If you buy insurance for your house burning down then only you have insurance for it, if your house burns down then your insurer pays out for the damage (this is effectively the reason AIG went bust because of having to pay out many multiples of times when defaults they were insuring against happened)
But if this was done by derivatives, you could buy a derivative that paid out in the event of your house burning down....but also several other people could buy a derivative paying out in the event of your house burning down. So if your house burns down then you get the pay out but so do many other people. For you, you've lost your house and been compensated, but for the other people that also burnt derivatives based on your house burning down, they have just received a nice pay out and not suffered a burnt down house. The insurer has had to pay out multiple times so its bad for the insurer too.
Of course the other problem here is there are now many unconnected people that have a vested interest in your house burning down as they profit from it. In the concept of business and defaults, or mortgages and defaults, this can be a real problem if there are big financial players in the market that can influence that bad event happening.

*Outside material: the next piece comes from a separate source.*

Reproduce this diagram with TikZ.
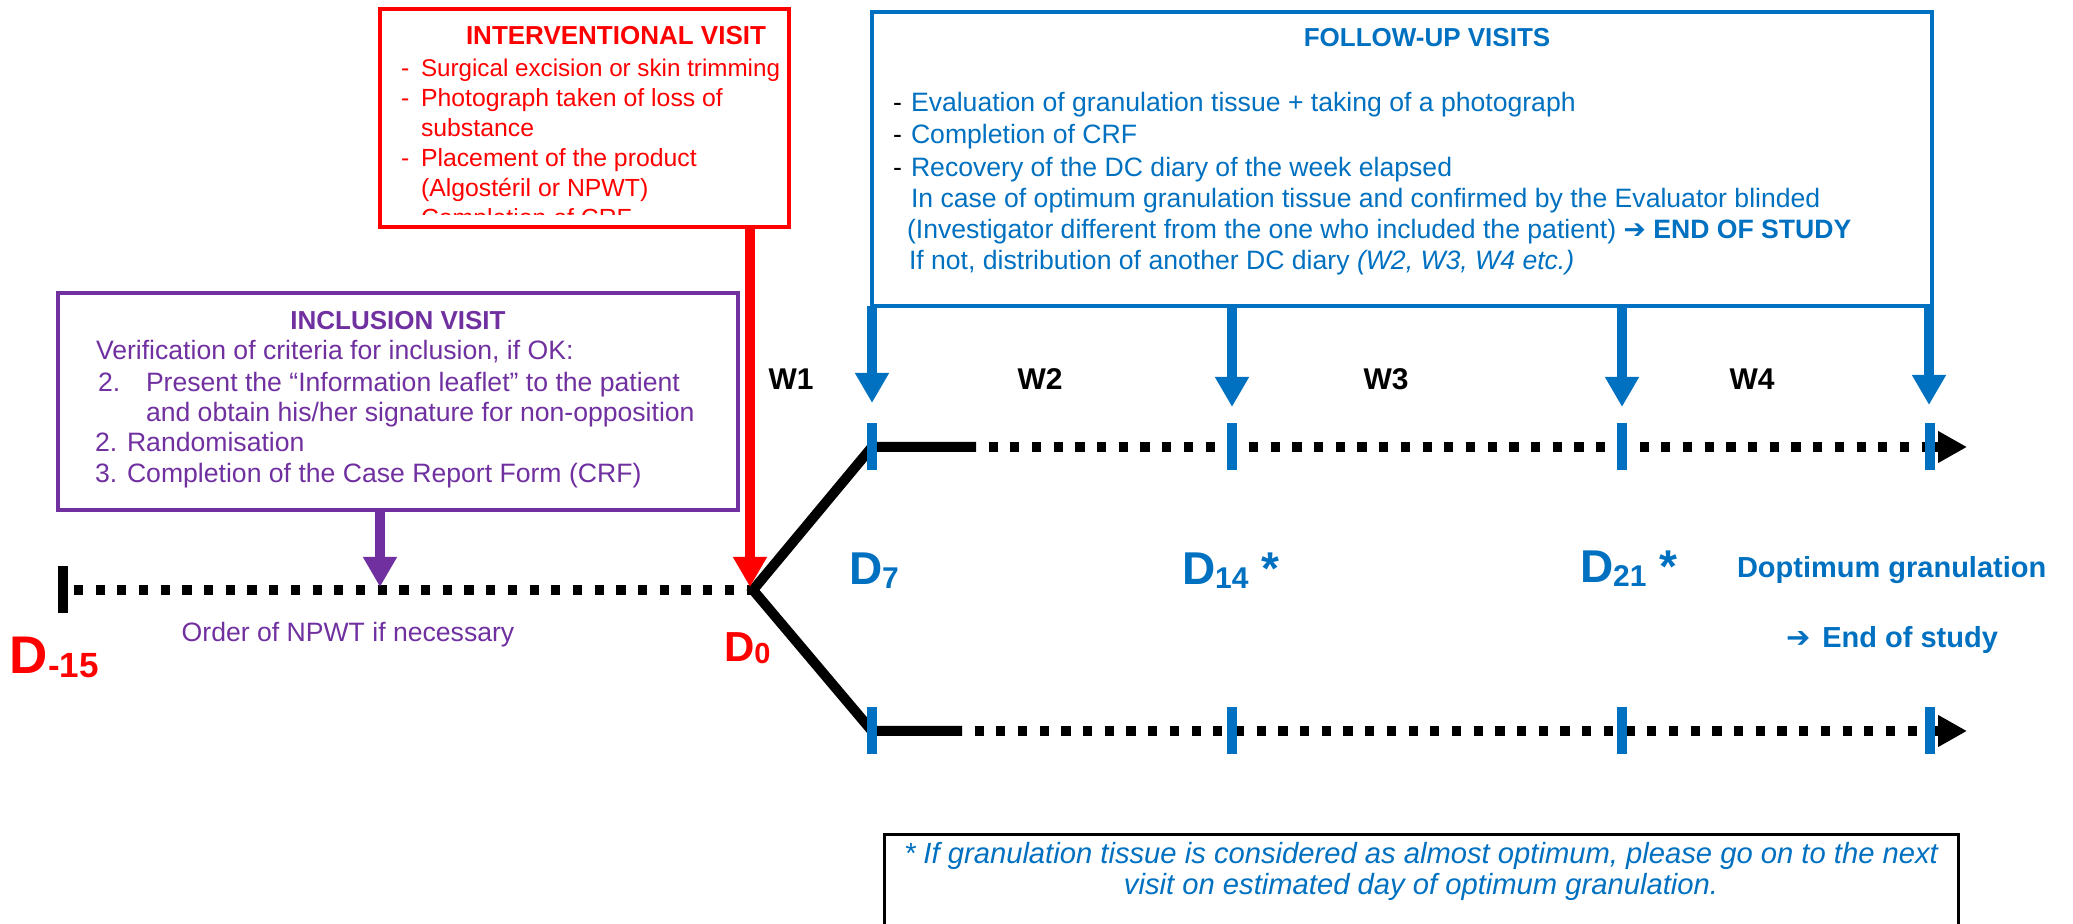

Eg if I am a predatory lender I could make a mortgage loan to a borrower with a very poor credit history, that was a high risk of defaulting....if I could then disguise the risk of that loan and get ratings agencies to pass it off as AAA rated (which is what was going on), I might be able to sell that loan to someone else so now someone else has taken the risk. If I then buy a derivative that pays out in the event of that loan defaulting then I get a payout on default.
Alternatively if I was a major shareholder in a business and a key provider of finance to that business, I could buy a derivative that pays out in the event of the business going bust, and then suddenly sell the shares to prompt a tumbling in the share price, at the same time as cutting finance to that business, help make sure it goes under, then I get the payout from the derivative.
The widespread use of derivatives meant that there was a serious issue in terms of incentives at the top end of the financial services industry....the financial services industry is meant to be there to facilitate business and help keep it flowing, but once these derivatives were floating around there were a lot of major banks that had vested interests in individual businesses going bust, because that would trigger the payouts on those derivatives.